HT/chabanais
Rick says Marco is “enormously talented,” (what does that mean in political parlance, exactly?) and then struggles to name a solitary thing we should be impressed with.
Seriously, this really pisses me off. “Enormously talented.” At what? Being Cuban? That’s no big deal. We have another one.
When I hear a politician being described as “talented” by another politician, I hear, “he is smooth as silk with his bullsh!tting ability, something I wish I was as talented at. I mean, the guy is as slimy as the rest of us, yet he’s well liked and gets the election wins. Enormously, enormously talented. He’s gonna be at this for a long, long, long time. A real pro.”
That’s what I hear.
.@JoeNBC asks @RickSantorum 3 times: Can you name Rubio's top accomplishment in the Senate? Here's his answer. https://t.co/87024wzg4C
— Morning Joe (@Morning_Joe) February 4, 2016
Apparently Marco is talented at mezmerizing Ricky.
It’s cool Rick – I can’t think of any accomplishments either.
Now, let’s give him the benefit of the doubt; maybe “enormously talented” means Little Marco can tap dance AND play the kazoo at the same time. We just don’t know.
It’s no different from the blind Hillary supporters who call her “brilliant”.
Aw yes, the thought of Hildabeast being “brilliant”, certainly brings pitchforks and torches to mind 🙂
I guess I doesn’t take much to impress Santorum.
So, to summarize, The littlest member of the “gang of 8” now has the endorsement of the guy, who lost to the guy, who lost to the guy, who lost to Obozo in 2008.
The fix is in, and the stink is strong with this one.
They don’t call him “Sanitorium” for nothing you know.
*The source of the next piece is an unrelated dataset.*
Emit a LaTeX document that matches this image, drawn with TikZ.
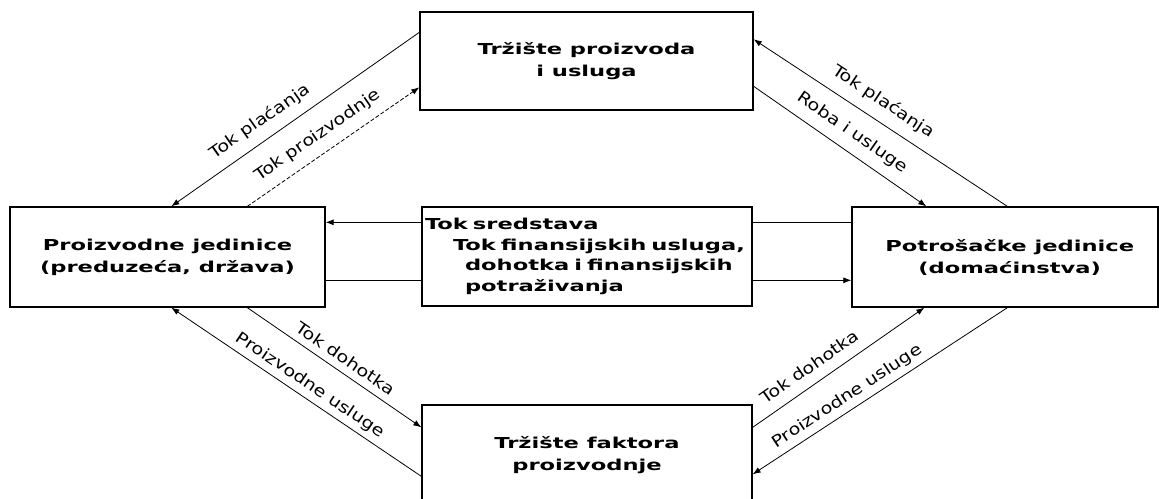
\documentclass[tikz,border=0pt]{standalone}
\usepackage{fontspec}
\usetikzlibrary{arrows.meta,calc}
\newfontfamily\boxfont[FakeStretch=1.5]{DejaVu Sans}
\newfontfamily\lblfont[FakeStretch=1.2]{DejaVu Sans}
\newcommand{\pxu}{0.75pt}
\begin{document}
\begin{tikzpicture}[x=0.75pt,y=-0.75pt,
  box/.style={draw, line width=1pt, rectangle, inner sep=0pt, align=center,
    font=\boxfont\bfseries\fontsize{11.3}{16.5}\selectfont},
  flow/.style={line width=0.6pt},
  lbl/.style={sloped, inner sep=0pt, above=#1,
    font=\lblfont\fontsize{12}{14}\selectfont},
  lbl/.default=6.5pt,
  >={Latex[length=6pt,width=4.5pt]}]
\useasboundingbox (0,0) rectangle (1159,499);
\clip (0,0) rectangle (1159,499);

% sectors
\node[box, minimum width=333*\pxu, minimum height=98*\pxu] (T) at (586.5,61) {Tržište proizvoda\\i usluga};
\node[box, minimum width=315*\pxu, minimum height=100*\pxu] (L) at (167.5,257) {Proizvodne jedinice\\(preduzeća, država)};
\node[box, minimum width=306*\pxu, minimum height=100*\pxu] (R) at (1005,257) {\hspace*{7pt}Potrošačke jedinice\\\hspace*{7pt}(domaćinstva)};
\node[box, minimum width=330*\pxu, minimum height=100*\pxu] (B) at (587,455) {Tržište faktora\\proizvodnje};
\node[box, minimum width=330*\pxu, minimum height=99*\pxu, align=left,
  text width=324*\pxu, inner xsep=3*\pxu,
  font=\boxfont\bfseries\fontsize{11.3}{15.5}\selectfont] (M) at (587,256.5)
  {Tok sredstava\\
   \hspace*{21pt}Tok finansijskih usluga,\\
   \hspace*{30pt}dohotka i finansijskih\\
   \hspace*{30pt}potraživanja};

% connector end points on the box edges
\coordinate (lt1) at ($(L.north west)+(162,0)$);
\coordinate (lt2) at ($(L.north west)+(238,0)$);
\coordinate (lb1) at ($(L.south west)+(162,0)$);
\coordinate (lb2) at ($(L.south west)+(238,0)$);
\coordinate (tl1) at ($(T.north west)+(0,21)$);
\coordinate (tl2) at ($(T.north west)+(0,76)$);
\coordinate (tr1) at ($(T.north east)+(0,28)$);
\coordinate (tr2) at ($(T.north east)+(0,75)$);
\coordinate (rt1) at ($(R.north west)+(75,0)$);
\coordinate (rt2) at ($(R.north west)+(156,0)$);
\coordinate (rb1) at ($(R.south west)+(73,0)$);
\coordinate (rb2) at ($(R.south west)+(156,0)$);
\coordinate (bl1) at ($(B.north west)+(0,23)$);
\coordinate (bl2) at ($(B.north west)+(0,72)$);
\coordinate (br1) at ($(B.north east)+(0,23)$);
\coordinate (br2) at ($(B.north east)+(0,70)$);
\coordinate (m1) at ($(M.north west)+(0,16)$);
\coordinate (m2) at ($(M.north west)+(0,74)$);
\coordinate (m3) at ($(M.north east)+(0,16)$);
\coordinate (m4) at ($(M.north east)+(0,74)$);

% flows between the sectors
\draw[flow,<-] (lt1) -- node[lbl=7.5pt,pos=0.40]{Tok plaćanja} (tl1);
\draw[flow,->,dash pattern=on 3pt off 1.5pt] (lt2) -- node[lbl=7.5pt,pos=0.47]{Tok proizvodnje} (tl2);
\draw[flow,<-] (tr1) -- node[lbl=8pt,pos=0.47]{Tok plaćanja} (rt2);
\draw[flow,->] (tr2) -- node[lbl=7.5pt,pos=0.51]{Roba i usluge} (rt1);
\draw[flow,->] (lb2) -- node[lbl=5.5pt,pos=0.52]{Tok dohotka} (bl1);
\draw[flow,<-] (lb1) -- node[lbl=3.8pt,pos=0.525]{Proizvodne usluge} (bl2);
\draw[flow,->] (br1) -- node[lbl=8pt,pos=0.39]{Tok dohotka} (rb1);
\draw[flow,<-] (br2) -- node[lbl=3.8pt,pos=0.40]{Proizvodne usluge} (rb2);

\draw[flow,->] (m1) -- (m1 -| L.east);
\draw[flow] (m2 -| L.east) -- (m2);
\draw[flow] (m3) -- (m3 -| R.west);
\draw[flow,->] (m4) -- (m4 -| R.west);
\end{tikzpicture}
\end{document}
“Enormously talented” in the realm of politics always means being an exceptionally smooth liar. It means telling people whatever they want to hear while knowing that you believe nothing that you’re saying, all without feeling the slightest twinge of guilt because you have no conscience or sense of shame. Yes, Rubio is enormously talented as his history of constantly changing stances on amnesty / immigration has proven many times over.
Hahahaha, well, we know he can’t talk and drink water at the same time!
“enormously talented”
Means that you can suck **** without dribbling, and without needing kneepads.
I can name an accomplishment: He voted on the TPP without reading it first.
How Nancy Pelosi of him.
“Ricky, you got a lot of ‘splainin to do.”
— Lucy
?
Well, he can’t really just say out loud that he and his cronies need the little Rubio feller to help them get the rest of Mexico, Central America, Cuba, and a few million more Syrian “refugees” on up in here in our country, now can he? They gotta get them ALL amnestyfied.
Rubio to Sanitorium, “Hey dude, thanks for that – no really. . . great job”
That is very funny – Eff Rubio!
Tens of Trillions of dollars I’ve watched the government spend and the accomplishments always rest in the corners under stones unturned by the government. DO NOTHING — That in itself would be the greatest accomplishment of any politician so long as doing nothing involves no spending. With the exception of Obama, we should all be happy to throw him million$ so he stays on vacation to not destroy America anymore.
This whole election is one big circle jerk.
And Trump is the pivot man.
?
… maybe we should ask Limbaugh … since he is all ‘wee-weed’ up about Rubio … you know, “..a conservative in the Reagan mold”
That’s OK. We can’t find one person who can name Santorum.
Santorum earned his name…
http://www.urbandictionary.com/define.php?term=santorum&defid=942955
I just don’t see Rubio as prez material. Something is amiss.
It’s more like a high school class president race.
The super rich, arrogant kid with the most toys, good lookin’ girl friend, big new car and catchy retorts, – versus the well studied, smart, determined, debate team leader kid, – versus the good lookin florida kid that hasn’t done much of anything but he looks cool in his boots, -versus the momma’s boy kid whose Dad and big brother was a former class president in previous years (and all the teachers like him).
Then you have the kids who support their favorite by denigrating all the others by deceit, deception, unfounded allegations and innuendo.
Popularity, not substance, not stances on issues will be the determining factor.
It boils down to high school stuff at the national level.
Expect one to grab his crotch and make a declaratory statement to get more attention and distract the focus from his failures. I bet it’ll be the super rich kid.